» **INSTRUCTIONS TO FOLLOW**
Copy out the listing that follows exactly, dropping every picture.

» **GIVEN MATERIAL**
————

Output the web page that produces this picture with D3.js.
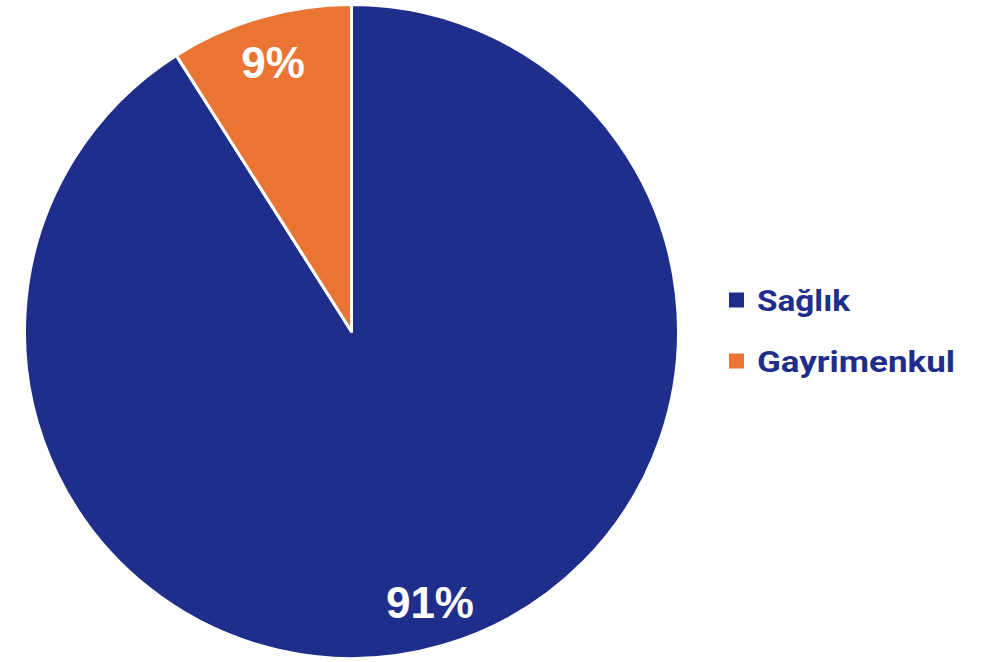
<!DOCTYPE html>
<html><head><meta charset="utf-8">
<script src="https://cdn.jsdelivr.net/npm/d3@7"></script>
<style>body{margin:0;background:#fff}</style>
</head><body>
<svg id="c" width="983" height="662"></svg>
<script>
const categories = ["Sağlık", "Gayrimenkul"];
const values = [91, 9];
const colors = ["#1f2e8a", "#e97434"];

const svg = d3.select("#c");
const cx = 351.5, cy = 331.5, r = 327;
const g = svg.append("g").attr("transform", `translate(${cx},${cy})`);
const data = categories.map((c, i) => ({name: c, value: values[i]}));
const pie = d3.pie().sort(null).value(d => d.value);
const arc = d3.arc().innerRadius(0).outerRadius(r);
const labelArc = d3.arc().innerRadius(r * 0.86).outerRadius(r * 0.86);
const color = d3.scaleOrdinal().domain(categories).range(colors);
const arcs = pie(data);
g.selectAll("path").data(arcs).join("path")
  .attr("d", arc).attr("fill", d => color(d.data.name))
  .attr("stroke", "#fff").attr("stroke-width", 3).attr("stroke-linejoin", "round");
g.selectAll("text").data(arcs).join("text")
  .attr("transform", d => `translate(${labelArc.centroid(d)})`)
  .attr("text-anchor", "middle").attr("dy", "0.37em")
  .attr("font-family", "Liberation Sans, Arial, sans-serif").attr("font-weight", "bold")
  .attr("font-size", 44).attr("fill", "#fff")
  .text(d => d.data.value + "%");

const leg = svg.append("g").attr("transform", "translate(729,0)");
const ly = d3.scalePoint().domain(categories).range([300, 361]);
const widths = {"Sağlık": 93, "Gayrimenkul": 198};
categories.forEach(c => {
  leg.append("rect").attr("x", 0).attr("y", ly(c) - 7.5).attr("width", 15).attr("height", 15).attr("fill", color(c));
  leg.append("text").attr("x", 28).attr("y", ly(c)).attr("dy", "0.36em")
    .attr("font-family", "Roboto, sans-serif").attr("font-weight", "bold").attr("font-size", 30)
    .attr("fill", "#1f2e8a").attr("textLength", widths[c]).attr("lengthAdjust", "spacingAndGlyphs").text(c);
});
</script>
</body></html>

————

» **REPLY TO THE EXERCISE**
Output the web page that produces this picture with D3.js.
<!DOCTYPE html>
<html><head><meta charset="utf-8">
<script src="https://cdn.jsdelivr.net/npm/d3@7"></script>
<style>body{margin:0;background:#fff}</style>
</head><body>
<svg id="c" width="983" height="662"></svg>
<script>
const categories = ["Sağlık", "Gayrimenkul"];
const values = [91, 9];
const colors = ["#1f2e8a", "#e97434"];

const svg = d3.select("#c");
const cx = 351.5, cy = 331.5, r = 327;
const g = svg.append("g").attr("transform", `translate(${cx},${cy})`);
const data = categories.map((c, i) => ({name: c, value: values[i]}));
const pie = d3.pie().sort(null).value(d => d.value);
const arc = d3.arc().innerRadius(0).outerRadius(r);
const labelArc = d3.arc().innerRadius(r * 0.86).outerRadius(r * 0.86);
const color = d3.scaleOrdinal().domain(categories).range(colors);
const arcs = pie(data);
g.selectAll("path").data(arcs).join("path")
  .attr("d", arc).attr("fill", d => color(d.data.name))
  .attr("stroke", "#fff").attr("stroke-width", 3).attr("stroke-linejoin", "round");
g.selectAll("text").data(arcs).join("text")
  .attr("transform", d => `translate(${labelArc.centroid(d)})`)
  .attr("text-anchor", "middle").attr("dy", "0.37em")
  .attr("font-family", "Liberation Sans, Arial, sans-serif").attr("font-weight", "bold")
  .attr("font-size", 44).attr("fill", "#fff")
  .text(d => d.data.value + "%");

const leg = svg.append("g").attr("transform", "translate(729,0)");
const ly = d3.scalePoint().domain(categories).range([300, 361]);
const widths = {"Sağlık": 93, "Gayrimenkul": 198};
categories.forEach(c => {
  leg.append("rect").attr("x", 0).attr("y", ly(c) - 7.5).attr("width", 15).attr("height", 15).attr("fill", color(c));
  leg.append("text").attr("x", 28).attr("y", ly(c)).attr("dy", "0.36em")
    .attr("font-family", "Roboto, sans-serif").attr("font-weight", "bold").attr("font-size", 30)
    .attr("fill", "#1f2e8a").attr("textLength", widths[c]).attr("lengthAdjust", "spacingAndGlyphs").text(c);
});
</script>
</body></html>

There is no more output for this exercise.